Getting Error name 'isComplete' is not defined while running deequ code in Azure Databricks
dilkushpatel opened this issue · 4 comments
Ask questions that don't apply to the other templates (Bug report, Feature request)
I'm trying to implement basic checks on columns of table which is in SQL Azure DW
till reading data works fine
I can also run ConstraintSuggestionRunner
When I run VerificationSuite with single check isComplete its giving error
Error:
name 'isComplete' is not defined
Code:
import sagemaker_pyspark
import pydeequ
from pyspark.sql import SparkSession
from pydeequ.analyzers import *
from pydeequ.checks import *
from pydeequ.verification import *
from pydeequ.anomaly_detection import *
classpath = ":".join(sagemaker_pyspark.classpath_jars())
spark = (SparkSession
.builder
.config("spark.driver.extraClassPath", classpath)
.config("spark.jars.packages", pydeequ.deequ_maven_coord)
.config("spark.jars.excludes", pydeequ.f2j_maven_coord)
.getOrCreate())
check = Check(spark, CheckLevel.Error, "Data QC")
checkResult = VerificationSuite(spark)
.onData(df)
.addCheck(isComplete("month_id")).run()
checkResult_df = VerificationResult.checkResultsAsDataFrame(spark, checkResult)
checkResult_df.show()
tried google did not get anything relevant.

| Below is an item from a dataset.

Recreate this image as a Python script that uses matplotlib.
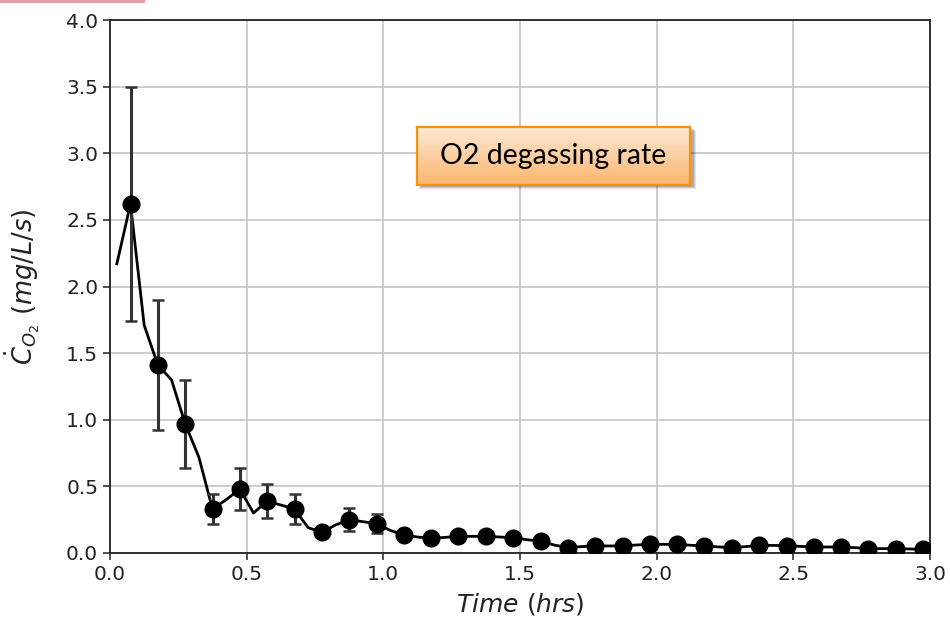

Same error with any other check as well.
Change
checkResult = VerificationSuite(spark)
.onData(df)
.addCheck(
isComplete("month_id")
)
.run()
to
checkResult = VerificationSuite(spark)
.onData(df)
.addCheck(
check.isComplete("month_id")
)
.run()
See full code example here: https://github.com/awslabs/python-deequ#constraint-verification
interesting!
I was actually trying that
still error though
Error:
Check.isComplete() missing 1 required positional argument: 'column'
Code:
checkResult = VerificationSuite(spark)
.onData(df)
.addCheck(Check.isComplete("month_id")).run()
Ignore...
changed Check to check and that worked.
Thanks.
Thanks for confirming.
Since you have the following line,
check = Check(spark, CheckLevel.Error, "Data QC")
check.isComplete
is correct as opposed to Check.isComplete